Highlights & Insights¶
- Strong validation of "captions over labels": In biology, a domain rich in labels but poor in captions, this work demonstrates the immense value of descriptive text as an additional supervision signal.
- Methodology for reducing hallucinations via domain knowledge: The pipeline involving Wikipedia extraction and taxonomic format examples serves as a reusable template for any scenario requiring faithful domain-specific captions from MLLMs.
- Morphological space framework: Explains why captions are effective using a causal generative model, moving beyond simple engineering heuristics.
Limitations & Future Work¶
- Wikipedia visual information only covers 29.5% of species; many species might still have lower-quality captions due to the lack of domain priors.
- Based on ViT-B/16; results have not been verified on larger models (ViT-L or larger CLIP).
- The use of InternVL3-38B for caption generation may introduce model-specific biases.
- Format examples require manual verification (896 examples), which may become a bottleneck for scaling.
Related Work & Insights¶
- vs BioCLIP: BioCAP adds caption supervision to BioCLIP, achieving an 8.8% average improvement and highlighting the importance of supervision beyond labels.
- vs LaCLIP/VeCLIP: While these methods rewrite existing captions in the general domain using LLMs, BioCAP addresses the lack of captions in the biological domain by generating them from scratch.

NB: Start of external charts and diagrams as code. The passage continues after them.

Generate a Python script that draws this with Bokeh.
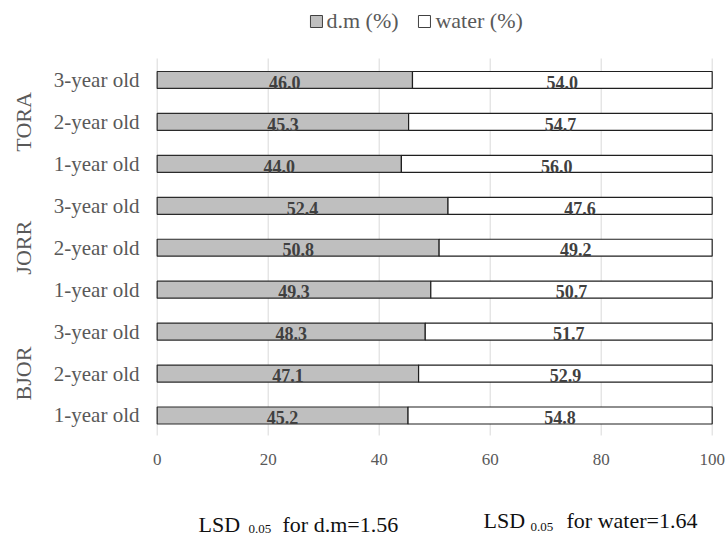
from bokeh.plotting import figure
from bokeh.models import ColumnDataSource, Range1d
from bokeh.core.properties import value
from bokeh.embed import file_html
from bokeh.resources import INLINE

groups = ["BJOR", "BJOR", "BJOR", "JORR", "JORR", "JORR", "TORA", "TORA", "TORA"]
ages = ["1-year old", "2-year old", "3-year old"] * 3
dm = [45.2, 47.1, 48.3, 49.3, 50.8, 52.4, 44.0, 45.3, 46.0]
water = [54.8, 52.9, 51.7, 50.7, 49.2, 47.6, 56.0, 54.7, 54.0]
group_names = ["BJOR", "JORR", "TORA"]
series_names = ["d.m (%)", "water (%)"]
x_ticks = [0, 20, 40, 60, 80, 100]
lsd_dm = 1.56
lsd_water = 1.64

FONT = "Liberation Serif"
GRAY_TXT = "#595959"
rows = list(range(len(dm)))

# The frame spans the whole figure so that all texts (legend, notes, group labels)
# can be placed in data space; scale: 5.55 px per % (x), 41.94 px per row (y).
p = figure(width=726, height=539, output_backend="svg", toolbar_location=None,
           x_range=Range1d(-28.23, 102.58), y_range=Range1d(-2.957, 9.895),
           x_axis_location=None, y_axis_location=None,
           min_border=0)
p.outline_line_color = None
p.xgrid.grid_line_color = None
p.ygrid.grid_line_color = None

# vertical grid lines
p.segment(x0=x_ticks, x1=x_ticks, y0=[-0.477] * len(x_ticks), y1=[8.512] * len(x_ticks),
          line_color="#d9d9d9", line_width=1)

src = ColumnDataSource(dict(
    y=rows,
    dm=dm,
    total=[a + b for a, b in zip(dm, water)],
    dm_mid=[a / 2 for a in dm],
    w_mid=[a + b / 2 for a, b in zip(dm, water)],
    dm_txt=[f"{v:.1f}" for v in dm],
    w_txt=[f"{v:.1f}" for v in water],
    ty=[r - 0.053 for r in rows],
))

p.hbar(y="y", left=0, right="dm", height=0.405, source=src,
       fill_color="#bfbfbf", line_color="#2b2b2b", line_width=1.2)
p.hbar(y="y", left="dm", right="total", height=0.405, source=src,
       fill_color="white", line_color="#1f1f1f", line_width=1.2)

for col_x, col_t in (("dm_mid", "dm_txt"), ("w_mid", "w_txt")):
    p.text(x=col_x, y="ty", text=col_t, source=src, text_align="center",
           text_baseline="middle", text_font=value(FONT), text_font_size="18px",
           text_font_style="bold", text_color="#404040")

# y tick labels (ages)
p.text(x=[-3.19] * len(rows), y=rows, text=ages, text_align="right", text_baseline="middle",
       text_font=value(FONT), text_font_size="21px", text_color=GRAY_TXT)

# x tick labels
p.text(x=x_ticks, y=[-1.042] * len(x_ticks), text=[str(t) for t in x_ticks],
       text_align="center", text_baseline="middle",
       text_font=value(FONT), text_font_size="17px", text_color=GRAY_TXT)

# group labels (rotated)
p.text(x=[-24.0] * len(group_names), y=[3 * i + 1 for i in range(len(group_names))],
       text=group_names, angle=1.5708, text_align="center", text_baseline="middle",
       text_font=value(FONT), text_font_size="22px", text_color=GRAY_TXT)

# legend (top)
p.scatter(x=[28.70, 48.16], y=[9.394, 9.394], marker="square", size=12,
          fill_color=["#bfbfbf", "white"], line_color="#404040", line_width=1)
p.text(x=[30.50, 50.14], y=[9.418, 9.418], text=series_names, text_align="left",
       text_baseline="middle", text_font=value(FONT), text_font_size="22px",
       text_color=GRAY_TXT)

# LSD notes
p.text(x=[7.44, 58.79], y=[-2.611, -2.503], text=["LSD", "LSD"], text_align="left",
       text_baseline="middle", text_font=value(FONT), text_font_size="22px",
       text_color="#111111")
p.text(x=[16.45, 67.26], y=[-2.718, -2.66], text=["0.05", "0.05"], text_align="left",
       text_baseline="middle", text_font=value(FONT), text_font_size="13px",
       text_color="#111111")
p.text(x=[22.58, 73.75], y=[-2.611, -2.503],
       text=[f"for d.m={lsd_dm}", f"for water={lsd_water}"], text_align="left",
       text_baseline="middle", text_font=value(FONT), text_font_size="22px",
       text_color="#111111")

open("out.html", "w").write(file_html(p, INLINE))
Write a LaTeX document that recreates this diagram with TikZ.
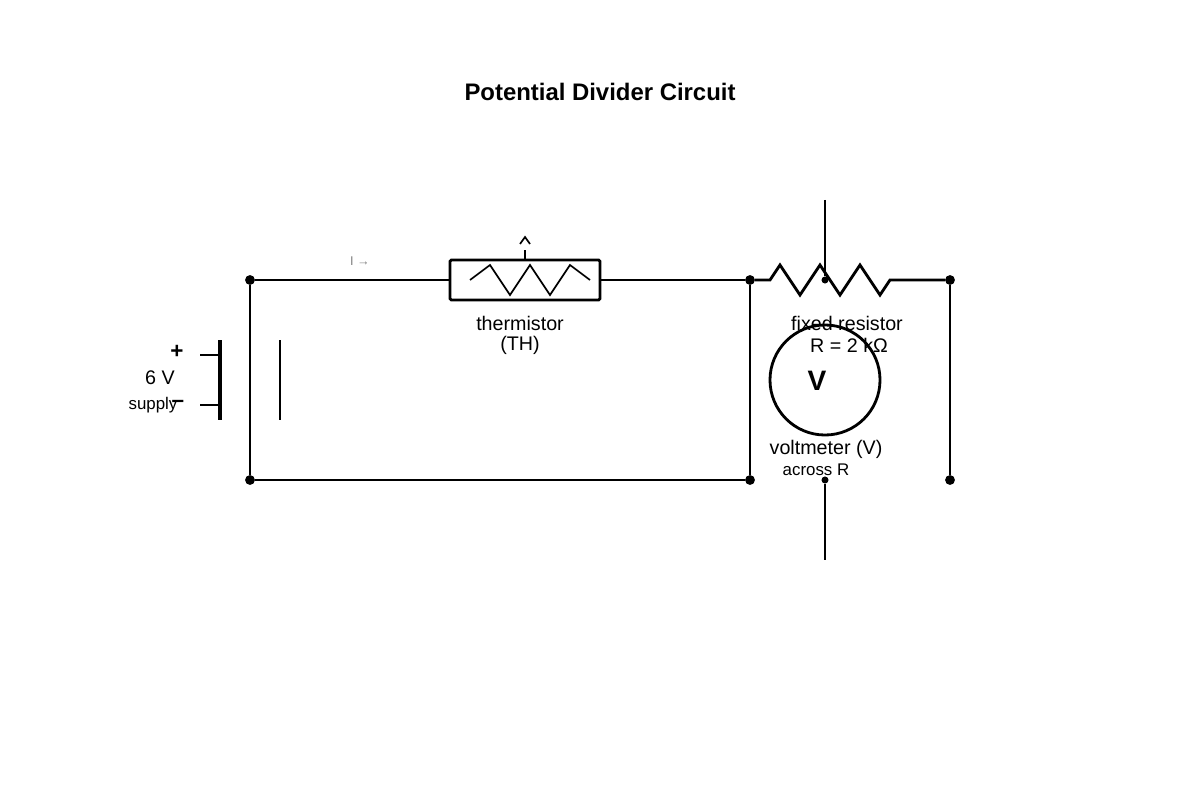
\documentclass[tikz,border=0pt]{standalone}
\usepackage{fontspec}
\setmainfont{Liberation Sans}
\begin{document}
\begin{tikzpicture}[x=0.025cm,y=-0.025cm,
    wire/.style={line width=2pt},
    dot/.style={circle,fill=black,inner sep=0pt,minimum size=7pt},
    lbl/.style={font=\fontsize{14}{15}\selectfont},
    small/.style={font=\fontsize{12}{13}\selectfont}]
  \useasboundingbox (0,0) rectangle (1200,800);

  % Title
  \node[font=\fontsize{17}{18}\selectfont\bfseries] (title) at (600,92) {Potential Divider Circuit};

  % Junctions
  \node[dot] (tl) at (250,280) {};
  \node[dot] (tm) at (750,280) {};
  \node[dot] (tr) at (950,280) {};
  \node[dot] (bl) at (250,480) {};
  \node[dot] (bm) at (750,480) {};
  \node[dot] (br) at (950,480) {};
  \node[dot,minimum size=5pt] (vt) at (825,280) {};
  \node[dot,minimum size=5pt] (vb) at (825,480) {};
  \coordinate (vtop) at (825,200);
  \coordinate (vbot) at (825,560);
  \coordinate (thw) at (450,280);
  \coordinate (the) at (600,280);

  % Thermistor
  \draw[wire,rounded corners=1pt] (450,260) rectangle (600,300);
  \draw[line width=1.2pt] (470,280) -- (490,265) -- (510,295) -- (530,265) -- (550,295) -- (570,265) -- (590,280);
  \draw[line width=1.2pt] (525,260) -- (525,250);
  \draw[line width=1.2pt] (520,244) -- (525,237) -- (530,244);

  % Wires
  \draw[wire] (tl) -- (thw);
  \draw[wire] (the) -- (tm);
  \draw[wire] (tl) -- (bl) -- (bm) -- (tm);
  \draw[wire] (tm) -- (770,280) -- (780,265) -- (800,295) -- (820,265) -- (840,295)
    -- (860,265) -- (880,295) -- (890,280) -- (tr);
  \draw[wire] (tr) -- (br);
  \draw[wire] (vtop) -- (vt);
  \draw[wire] (vb) -- (vbot);

  % Voltmeter
  \draw[wire] (825,380) circle[radius=1.375cm];

  % Battery
  \draw[line width=2.5pt] (220,340) -- (220,420);
  \draw[line width=1.2pt] (280,340) -- (280,420);
  \draw[wire] (200,355) -- (220,355);
  \draw[wire] (200,405) -- (220,405);

  % Labels
  \node[font=\fontsize{16}{17}\selectfont\bfseries] (plus) at (177,352) {+};
  \node[font=\fontsize{16}{17}\selectfont\bfseries,inner sep=0pt] (minus) at (178,404) {–};
  \node[lbl] (emf) at (160,378) {6 V};
  \node[small] (sup) at (153,405) {supply};
  \node[text=gray,font=\fontsize{9}{10}\selectfont] (cur) at (360,261) {I →};
  \node[lbl] (thl) at (520,323) {thermistor};
  \node[lbl] (thn) at (520,345) {(TH)};
  \node[lbl] (rl) at (847,323) {fixed resistor};
  \node[lbl] (rv) at (849,345) {R = 2 kΩ};
  \node[font=\fontsize{20}{21}\selectfont\bfseries] (vlet) at (817,381) {V};
  \node[lbl] (vml) at (826,449) {voltmeter (V)};
  \node[small] (vma) at (816,470) {across R};
\end{tikzpicture}
\end{document}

- vs FG-CLIP: FG-CLIP uses long captions for fine-grained alignment but underperforms compared to BioCLIP on biological tasks due to the lack of domain-specific guidance.
Rating¶
- Novelty: ⭐⭐⭐⭐ The domain-knowledge-guided caption generation pipeline is creative.
- Experimental Thoroughness: ⭐⭐⭐⭐⭐ Comprehensive evaluation across 10 classification benchmarks and 3 retrieval tasks with thorough ablations.
- Writing Quality: ⭐⭐⭐⭐⭐ Clear theoretical motivation, detailed methodology, and excellent illustrations.
- Value: ⭐⭐⭐⭐ Provides a valuable methodology for multimodal foundation models in scientific domains.